Leave out the pictures and repeat the rest of the material exactly.
## start Raw data
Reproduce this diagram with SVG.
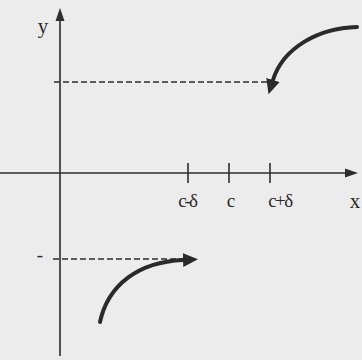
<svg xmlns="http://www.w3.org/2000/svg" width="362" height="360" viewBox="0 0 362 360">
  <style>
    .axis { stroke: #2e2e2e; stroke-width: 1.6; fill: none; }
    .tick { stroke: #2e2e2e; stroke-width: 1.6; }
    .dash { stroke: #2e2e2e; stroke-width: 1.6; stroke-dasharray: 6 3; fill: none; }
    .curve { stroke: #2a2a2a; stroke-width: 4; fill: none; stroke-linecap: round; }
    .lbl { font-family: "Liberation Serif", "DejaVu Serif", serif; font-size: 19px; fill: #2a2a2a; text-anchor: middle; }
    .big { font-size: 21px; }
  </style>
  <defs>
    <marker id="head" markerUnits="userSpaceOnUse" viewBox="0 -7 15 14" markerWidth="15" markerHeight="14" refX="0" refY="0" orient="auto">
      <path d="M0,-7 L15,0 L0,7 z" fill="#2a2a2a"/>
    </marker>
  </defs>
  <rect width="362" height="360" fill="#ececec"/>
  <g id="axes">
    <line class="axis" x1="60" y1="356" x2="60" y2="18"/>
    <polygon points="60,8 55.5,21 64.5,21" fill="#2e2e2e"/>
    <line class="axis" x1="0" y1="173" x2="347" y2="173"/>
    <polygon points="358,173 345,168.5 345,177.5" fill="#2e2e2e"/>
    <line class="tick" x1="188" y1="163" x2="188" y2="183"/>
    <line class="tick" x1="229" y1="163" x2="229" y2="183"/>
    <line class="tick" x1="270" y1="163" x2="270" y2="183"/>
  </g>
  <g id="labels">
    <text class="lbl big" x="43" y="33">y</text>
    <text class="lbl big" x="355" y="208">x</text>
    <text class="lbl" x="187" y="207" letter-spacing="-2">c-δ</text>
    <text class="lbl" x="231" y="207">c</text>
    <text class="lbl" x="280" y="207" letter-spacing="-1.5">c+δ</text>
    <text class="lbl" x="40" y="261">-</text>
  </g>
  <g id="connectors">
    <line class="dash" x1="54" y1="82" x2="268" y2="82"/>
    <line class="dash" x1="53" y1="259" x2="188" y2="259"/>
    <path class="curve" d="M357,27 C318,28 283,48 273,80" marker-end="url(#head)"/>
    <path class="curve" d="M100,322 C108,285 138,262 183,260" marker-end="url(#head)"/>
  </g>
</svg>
## end Raw data
- [Exercise result]
Reproduce this diagram with SVG.
<svg xmlns="http://www.w3.org/2000/svg" width="362" height="360" viewBox="0 0 362 360">
  <style>
    .axis { stroke: #2e2e2e; stroke-width: 1.6; fill: none; }
    .tick { stroke: #2e2e2e; stroke-width: 1.6; }
    .dash { stroke: #2e2e2e; stroke-width: 1.6; stroke-dasharray: 6 3; fill: none; }
    .curve { stroke: #2a2a2a; stroke-width: 4; fill: none; stroke-linecap: round; }
    .lbl { font-family: "Liberation Serif", "DejaVu Serif", serif; font-size: 19px; fill: #2a2a2a; text-anchor: middle; }
    .big { font-size: 21px; }
  </style>
  <defs>
    <marker id="head" markerUnits="userSpaceOnUse" viewBox="0 -7 15 14" markerWidth="15" markerHeight="14" refX="0" refY="0" orient="auto">
      <path d="M0,-7 L15,0 L0,7 z" fill="#2a2a2a"/>
    </marker>
  </defs>
  <rect width="362" height="360" fill="#ececec"/>
  <g id="axes">
    <line class="axis" x1="60" y1="356" x2="60" y2="18"/>
    <polygon points="60,8 55.5,21 64.5,21" fill="#2e2e2e"/>
    <line class="axis" x1="0" y1="173" x2="347" y2="173"/>
    <polygon points="358,173 345,168.5 345,177.5" fill="#2e2e2e"/>
    <line class="tick" x1="188" y1="163" x2="188" y2="183"/>
    <line class="tick" x1="229" y1="163" x2="229" y2="183"/>
    <line class="tick" x1="270" y1="163" x2="270" y2="183"/>
  </g>
  <g id="labels">
    <text class="lbl big" x="43" y="33">y</text>
    <text class="lbl big" x="355" y="208">x</text>
    <text class="lbl" x="187" y="207" letter-spacing="-2">c-δ</text>
    <text class="lbl" x="231" y="207">c</text>
    <text class="lbl" x="280" y="207" letter-spacing="-1.5">c+δ</text>
    <text class="lbl" x="40" y="261">-</text>
  </g>
  <g id="connectors">
    <line class="dash" x1="54" y1="82" x2="268" y2="82"/>
    <line class="dash" x1="53" y1="259" x2="188" y2="259"/>
    <path class="curve" d="M357,27 C318,28 283,48 273,80" marker-end="url(#head)"/>
    <path class="curve" d="M100,322 C108,285 138,262 183,260" marker-end="url(#head)"/>
  </g>
</svg>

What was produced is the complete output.